The body of a dog also was found in the van, authorities said.
Snodgrass said Tinkler complained to her that he was too broke to get a problem with his car fixed and she offered to have a friend work on it, but he didn’t trust leaving his car at her house.
She said he also took an interest in one of her two dogs, a Jack Russell/poodle mix puppy, and begged her to let him have the dog, but she couldn’t bear to give him up.
She said a resident of the neighborhood once saw Tinkler going through a dumpster behind a supermarket and pulling out discarded food.
“He was strange. But I thought it was great that someone like that was taking care of all these stray cats in the neighborhood,” Snodgrass said.
She said she had noticed a foul smell when visiting Tinkler’s yard, but she figured he was just failing to clean out his cats’ litter boxes often enough. Since she works as a maid, she offered to clean up the house. But he refused to let her inside.

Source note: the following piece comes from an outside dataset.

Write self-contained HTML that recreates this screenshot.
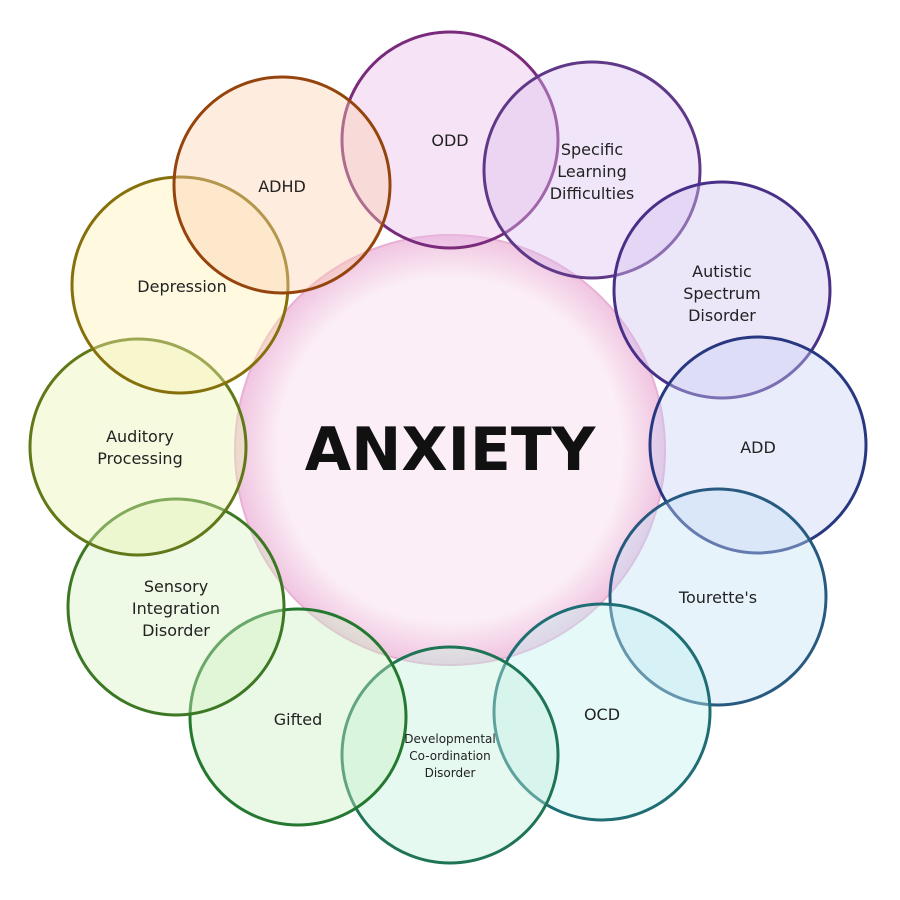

Nagel said her only impression of Tinkler was that “he’s not very nice,” and another resident of the apartment building next door, Shavon Patrick, described him as ”really mean.” Patrick said that when she and her friends held a party, Tinkler shouted at them to turn down their music. When they shouted at some cats to get out of their yard, because the cats had been defecating there, she said, Tinkler came over and said, “Don’t talk to my cats like that.”